The Bow Team – Kathy and Charlie

Keep in mind also that we are doing this at night though the canal is well lit it is still a bit eery.  In the middle of this our adviser asks if we have any dinner (he’s been working all day and not been home) and Danielle takes a break from shooting pictures and heats up some of her pies which he eats with a stunning amount of the hottest sauce we have on the boat.  At night we see a few surprising creatures along the shores of the canal including some Coati (a long nosed central American raccoon equivalent) and a an armadillo.

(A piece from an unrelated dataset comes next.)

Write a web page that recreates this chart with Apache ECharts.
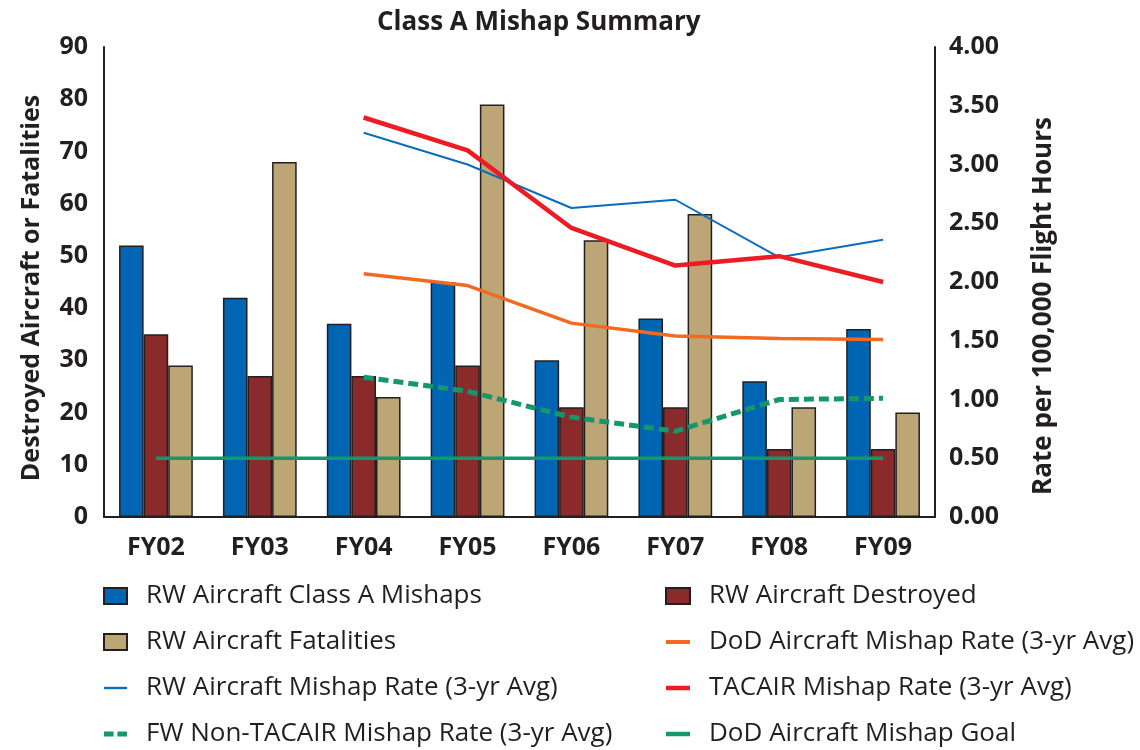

When we’ve reached the top of a lock the line handlers on shore feed the heavy lines back to our handlers and walk the connected throw lines up to the next lock as we motor forward.  When we reach the third lock it is getting late and we’re getting done for the night.  One more time through and ahead of us lies the open lake.  We say our graçias’ to our line handlers on shore and the adviser throws them a couple of cold sodas.

Just outside the locks we pull off to the side and disentangle ourselves from Testarossa.  They steam off towards the mooring area and we follow them, tired and looking forward to some dinner and a good nights sleep before the morning, when a different adviser is expected back on the boat by 6:00 a.m.